Challenge: Every entry below should be printed exactly, without its images.

Stored items:
▽

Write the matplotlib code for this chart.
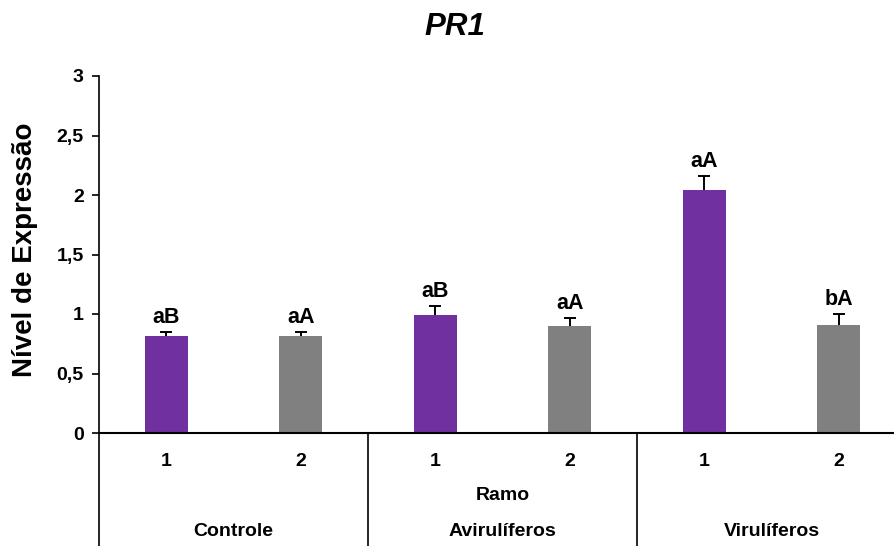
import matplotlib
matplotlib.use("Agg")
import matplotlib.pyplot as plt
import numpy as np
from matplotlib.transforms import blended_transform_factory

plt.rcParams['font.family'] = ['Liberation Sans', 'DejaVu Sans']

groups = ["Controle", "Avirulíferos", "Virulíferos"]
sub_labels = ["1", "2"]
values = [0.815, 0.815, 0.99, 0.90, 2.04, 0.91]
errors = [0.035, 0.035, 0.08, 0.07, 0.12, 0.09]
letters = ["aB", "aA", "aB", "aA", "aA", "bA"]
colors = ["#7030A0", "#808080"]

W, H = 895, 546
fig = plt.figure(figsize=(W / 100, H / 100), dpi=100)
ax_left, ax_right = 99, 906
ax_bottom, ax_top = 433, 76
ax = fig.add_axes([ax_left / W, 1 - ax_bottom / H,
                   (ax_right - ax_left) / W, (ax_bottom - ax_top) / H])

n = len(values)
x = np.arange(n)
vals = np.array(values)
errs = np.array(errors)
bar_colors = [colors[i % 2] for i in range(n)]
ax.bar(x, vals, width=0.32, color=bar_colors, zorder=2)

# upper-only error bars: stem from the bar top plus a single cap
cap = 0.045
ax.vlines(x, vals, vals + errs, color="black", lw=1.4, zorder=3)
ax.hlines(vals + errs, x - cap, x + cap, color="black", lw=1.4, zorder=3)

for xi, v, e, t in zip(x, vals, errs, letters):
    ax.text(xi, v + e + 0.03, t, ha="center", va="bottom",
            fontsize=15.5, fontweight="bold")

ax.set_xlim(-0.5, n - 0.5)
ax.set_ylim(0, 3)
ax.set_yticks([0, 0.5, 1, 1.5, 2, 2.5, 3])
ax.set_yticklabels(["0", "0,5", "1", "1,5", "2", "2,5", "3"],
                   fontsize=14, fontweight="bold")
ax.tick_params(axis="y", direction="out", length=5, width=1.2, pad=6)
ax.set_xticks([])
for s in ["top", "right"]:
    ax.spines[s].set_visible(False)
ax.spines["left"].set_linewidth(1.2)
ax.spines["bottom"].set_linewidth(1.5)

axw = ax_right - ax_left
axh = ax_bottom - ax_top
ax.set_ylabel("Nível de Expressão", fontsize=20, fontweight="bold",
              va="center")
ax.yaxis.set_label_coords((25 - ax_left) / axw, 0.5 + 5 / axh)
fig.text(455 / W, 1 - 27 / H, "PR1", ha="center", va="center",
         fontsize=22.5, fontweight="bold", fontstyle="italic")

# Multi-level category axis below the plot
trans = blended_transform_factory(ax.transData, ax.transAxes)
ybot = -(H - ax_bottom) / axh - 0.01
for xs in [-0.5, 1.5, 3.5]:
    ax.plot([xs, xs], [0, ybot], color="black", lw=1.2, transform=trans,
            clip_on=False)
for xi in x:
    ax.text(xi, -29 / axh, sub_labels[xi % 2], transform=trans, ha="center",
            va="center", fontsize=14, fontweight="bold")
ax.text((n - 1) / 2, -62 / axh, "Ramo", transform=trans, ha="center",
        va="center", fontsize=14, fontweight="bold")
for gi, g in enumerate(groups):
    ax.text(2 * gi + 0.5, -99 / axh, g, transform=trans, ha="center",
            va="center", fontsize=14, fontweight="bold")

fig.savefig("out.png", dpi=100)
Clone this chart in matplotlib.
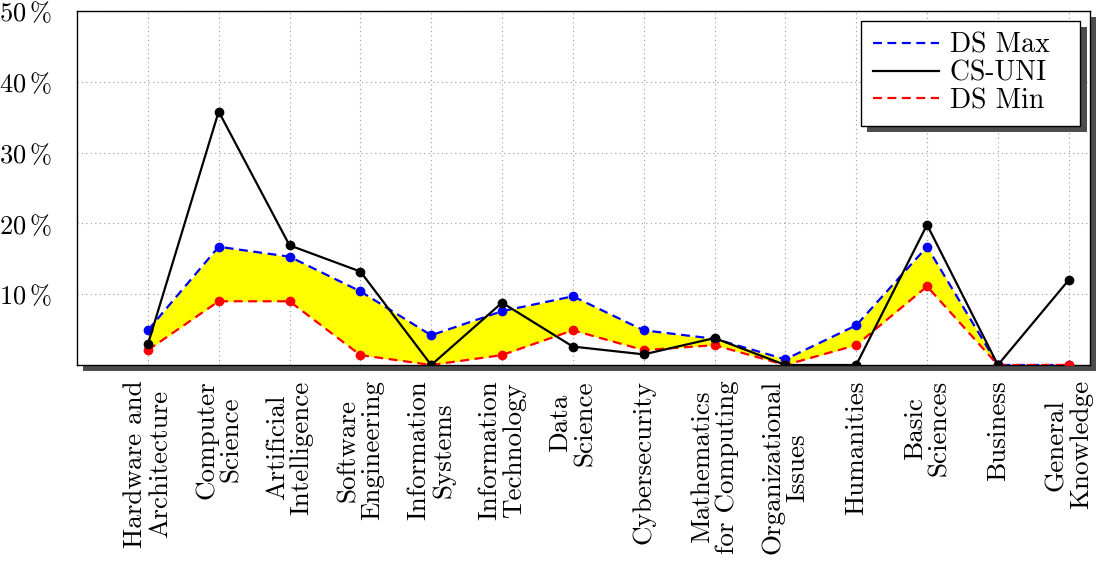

△

Exercise response:
Write the matplotlib code for this chart.
import matplotlib
matplotlib.use("Agg")
import matplotlib.pyplot as plt
import numpy as np
from matplotlib.transforms import blended_transform_factory

plt.rcParams['font.family'] = ['Liberation Sans', 'DejaVu Sans']

groups = ["Controle", "Avirulíferos", "Virulíferos"]
sub_labels = ["1", "2"]
values = [0.815, 0.815, 0.99, 0.90, 2.04, 0.91]
errors = [0.035, 0.035, 0.08, 0.07, 0.12, 0.09]
letters = ["aB", "aA", "aB", "aA", "aA", "bA"]
colors = ["#7030A0", "#808080"]

W, H = 895, 546
fig = plt.figure(figsize=(W / 100, H / 100), dpi=100)
ax_left, ax_right = 99, 906
ax_bottom, ax_top = 433, 76
ax = fig.add_axes([ax_left / W, 1 - ax_bottom / H,
                   (ax_right - ax_left) / W, (ax_bottom - ax_top) / H])

n = len(values)
x = np.arange(n)
vals = np.array(values)
errs = np.array(errors)
bar_colors = [colors[i % 2] for i in range(n)]
ax.bar(x, vals, width=0.32, color=bar_colors, zorder=2)

# upper-only error bars: stem from the bar top plus a single cap
cap = 0.045
ax.vlines(x, vals, vals + errs, color="black", lw=1.4, zorder=3)
ax.hlines(vals + errs, x - cap, x + cap, color="black", lw=1.4, zorder=3)

for xi, v, e, t in zip(x, vals, errs, letters):
    ax.text(xi, v + e + 0.03, t, ha="center", va="bottom",
            fontsize=15.5, fontweight="bold")

ax.set_xlim(-0.5, n - 0.5)
ax.set_ylim(0, 3)
ax.set_yticks([0, 0.5, 1, 1.5, 2, 2.5, 3])
ax.set_yticklabels(["0", "0,5", "1", "1,5", "2", "2,5", "3"],
                   fontsize=14, fontweight="bold")
ax.tick_params(axis="y", direction="out", length=5, width=1.2, pad=6)
ax.set_xticks([])
for s in ["top", "right"]:
    ax.spines[s].set_visible(False)
ax.spines["left"].set_linewidth(1.2)
ax.spines["bottom"].set_linewidth(1.5)

axw = ax_right - ax_left
axh = ax_bottom - ax_top
ax.set_ylabel("Nível de Expressão", fontsize=20, fontweight="bold",
              va="center")
ax.yaxis.set_label_coords((25 - ax_left) / axw, 0.5 + 5 / axh)
fig.text(455 / W, 1 - 27 / H, "PR1", ha="center", va="center",
         fontsize=22.5, fontweight="bold", fontstyle="italic")

# Multi-level category axis below the plot
trans = blended_transform_factory(ax.transData, ax.transAxes)
ybot = -(H - ax_bottom) / axh - 0.01
for xs in [-0.5, 1.5, 3.5]:
    ax.plot([xs, xs], [0, ybot], color="black", lw=1.2, transform=trans,
            clip_on=False)
for xi in x:
    ax.text(xi, -29 / axh, sub_labels[xi % 2], transform=trans, ha="center",
            va="center", fontsize=14, fontweight="bold")
ax.text((n - 1) / 2, -62 / axh, "Ramo", transform=trans, ha="center",
        va="center", fontsize=14, fontweight="bold")
for gi, g in enumerate(groups):
    ax.text(2 * gi + 0.5, -99 / axh, g, transform=trans, ha="center",
            va="center", fontsize=14, fontweight="bold")

fig.savefig("out.png", dpi=100)
Clone this chart in matplotlib.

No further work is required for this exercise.